The mentorship and support from DVID has translated into tangible, beneficial results for Kartemquin and several of its DVID fellows. Two recent graduates have gone on to receive funding from ITVS. Additionally, in April, two recent graduates, Bing Liu and Jonathan Ashley, were invited to attend Tribeca Film Festival’s Industry Week with their projects.
Workshop sessions focus on applied learning and honing skills in areas such as fundraising, storytelling, production techniques, distribution and marketing.
Further perks for enrolled filmmakers include networking sessions introducing them to notable broadcasters, funders and distributors; access to Kartemquin’s invite-only “KTQ Labs Feedback Screenings” program, where Kartemquin’s filmmaker community provides free rough-cut consulting; and access to job listings and informational resources.
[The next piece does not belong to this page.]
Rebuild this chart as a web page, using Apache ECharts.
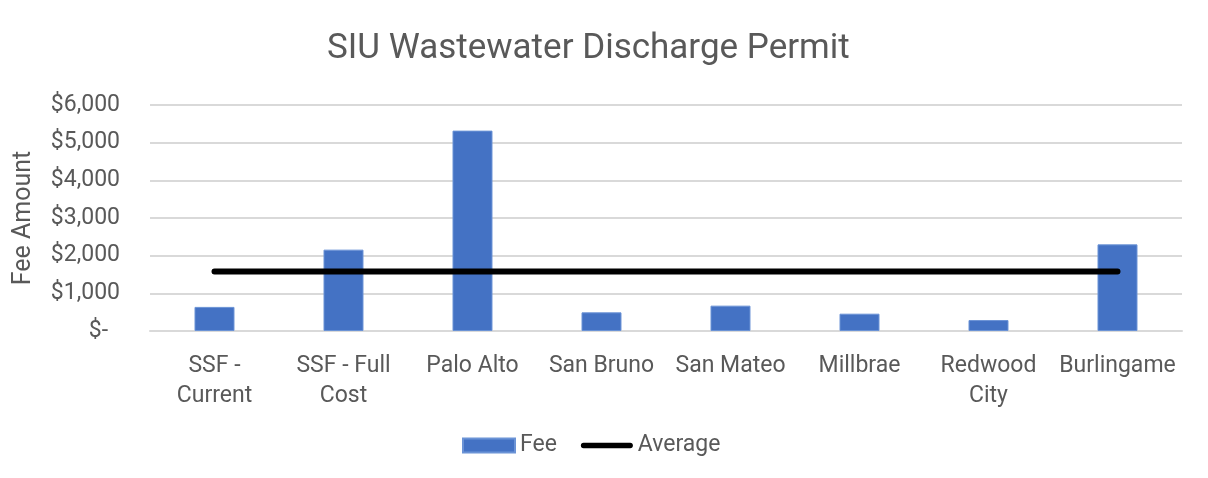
<!DOCTYPE html>
<html>
<head>
<meta charset="utf-8">
<script src="https://cdn.jsdelivr.net/npm/echarts@6/dist/echarts.min.js"></script>
<style>
  html, body { margin: 0; padding: 0; background: #ffffff; }
  #chart { width: 1208px; height: 478px; }
</style>
</head>
<body>
<div id="chart"></div>
<script>
// Permit fees by city
const categories = ['SSF -\nCurrent', 'SSF - Full\nCost', 'Palo Alto', 'San Bruno', 'San Mateo', 'Millbrae', 'Redwood\nCity', 'Burlingame'];
const feeValues = [640, 2160, 5320, 495, 673, 460, 290, 2300];
const averageValues = [1580, 1580, 1580, 1580, 1580, 1580, 1580, 1580];
const yTickLabels = ['$-', '$1,000', '$2,000', '$3,000', '$4,000', '$5,000', '$6,000'];

const textColor = '#595959';
const gridColor = '#d9d9d9';
const fontFamily = 'Roboto, "Noto Sans", sans-serif';

// thick rounded stroke used as the legend marker of the average line
const averageIcon = 'path://M3,0 L55,0 A3,3 0 0 1 55,6 L3,6 A3,3 0 0 1 3,0 Z';

const chart = echarts.init(document.getElementById('chart'));
chart.setOption({
  animation: false,
  textStyle: { fontFamily: fontFamily, color: textColor },
  title: {
    text: 'SIU Wastewater Discharge Permit',
    left: 322,
    top: 27,
    textStyle: { fontFamily: fontFamily, fontSize: 35, fontWeight: 'normal', color: textColor }
  },
  legend: {
    bottom: 16,
    left: 457,
    itemGap: 24,
    itemWidth: 52,
    itemHeight: 14,
    textStyle: { fontFamily: fontFamily, fontSize: 23, color: textColor },
    data: [
      { name: 'Fee', icon: 'rect' },
      { name: 'Average', icon: averageIcon, itemStyle: { color: '#000000' } }
    ]
  },
  grid: { left: 150, right: 26, top: 105, bottom: 147, containLabel: false, outerBoundsMode: 'none' },
  xAxis: {
    type: 'category',
    data: categories,
    boundaryGap: true,
    axisLine: { show: true, lineStyle: { color: gridColor, width: 2 } },
    axisTick: { show: false },
    axisLabel: {
      interval: 0,
      margin: 20,
      fontSize: 23,
      lineHeight: 30,
      color: textColor,
      fontFamily: fontFamily
    }
  },
  yAxis: {
    type: 'value',
    min: 0,
    max: 6000,
    interval: 1000,
    name: 'Fee Amount',
    nameLocation: 'middle',
    nameGap: 114,
    nameRotate: 90,
    nameTextStyle: { fontSize: 25, color: textColor, fontFamily: fontFamily },
    axisLine: { show: false },
    axisTick: { show: false },
    splitLine: { lineStyle: { color: gridColor, width: 2 } },
    axisLabel: {
      margin: 30,
      fontSize: 23,
      color: textColor,
      fontFamily: fontFamily,
      formatter: function (v) {
        const label = yTickLabels[Math.round(v / 1000)];
        return v === 0 ? '{z|' + label + '}' : label;
      },
      rich: {
        z: { fontSize: 23, color: textColor, fontFamily: fontFamily, padding: [0, 12, 0, 0] }
      }
    }
  },
  series: [
    {
      name: 'Fee',
      type: 'bar',
      data: feeValues,
      barWidth: '31%',
      itemStyle: { color: '#4472c4', borderColor: '#6b93d6', borderWidth: 1 }
    },
    {
      name: 'Average',
      type: 'line',
      data: averageValues,
      symbol: 'none',
      lineStyle: { color: '#000000', width: 6, cap: 'round' },
      itemStyle: { color: '#000000' }
    }
  ]
});
</script>
</body>
</html>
Support for the program is provided by Voqal Fund, National Endowment for the Arts, The Seabury Foundation, Efroymson Fund, Kartemquin Films, and Community Film Workshop.
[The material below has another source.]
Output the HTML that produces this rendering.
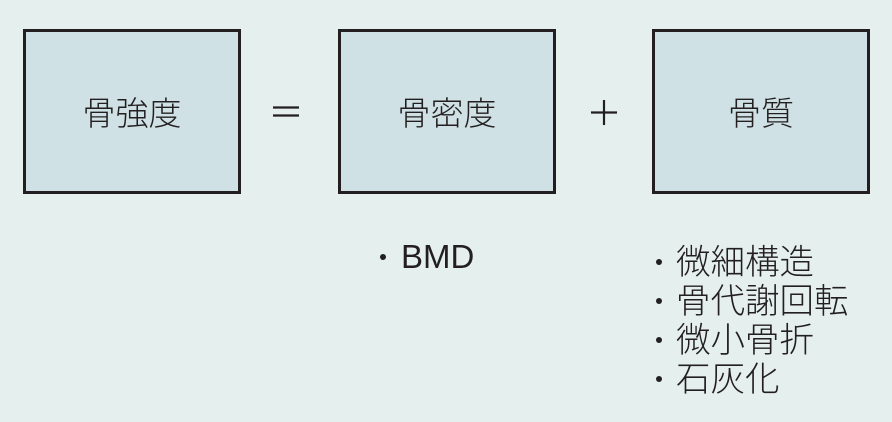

Applicants should have played a principal role in a completed production (producer, writer, director, editor, etc.) and have experience or work history that demonstrated their commitment to social issue documentary.
Applicants are evaluated solely by their application
Applicants must be a legal US resident
Applicants must NOT be a full-time student
Applicants commit to participating in all aspects of the program and attending all 6 classes.
There is no application fee. An enrollment fee of $110 is due upon acceptance to the program.
Decisions will be based on finalist interviews and work samples.
The Diverse Voices in Docs program will not provide: project funding, legal advice, equipment or post-production access.
About Kartemquin Films
Kartemquin Films is a collaborative center for documentary media makers who seek to foster a more engaged and empowered society. With a noted tradition of nurturing emerging talent and acting as a leading voice for independent media, Kartemquin is building on nearly 50 years of being Chicago’s documentary powerhouse.
Kartemquin sparks democracy through documentary. Their films, such as The Interrupters, Hoop Dreams, and The Trials of Muhammad Ali have left a lasting impact on millions of viewers. A revered resource within the film community on issues of fair use, ethics, story and civic discourse, Kartemquin is internationally recognized for crafting quality documentaries backed by audience and community engagement strategies, and for its innovative media arts community programs. Kartemquin is a 501(c)3 not-for-profit organization. www.kartemquin.com
About Community Film Workshop
Community Film Workshop has trained and mentored three generations of film, video and photographic artists in Chicago and nationally. In 2016, Community Film Workshop will celebrate its 45 Anniversary with a series of celebratory events and screenings of graduates work. Graduates work on nationally distributed feature films, at television stations, at media production centers and in the arts in Chicago and throughout the nation. Other graduates have become independent producers, cultural workers, teachers and media arts administrators. www.cfwchicago.org
Community Film Workshop of Chicago provides classes in video production and multimedia in under-served communities. Its teaching philosophy is rooted in the practice of the artist mentor relationship. CFWC believes that the difference between media about an indigenous group and those produced by people of that group is the producer’s’ perspective. The disciplined and nurturing style of Community Film Workshop anchors the organization’s core values of media’s positive transforming power.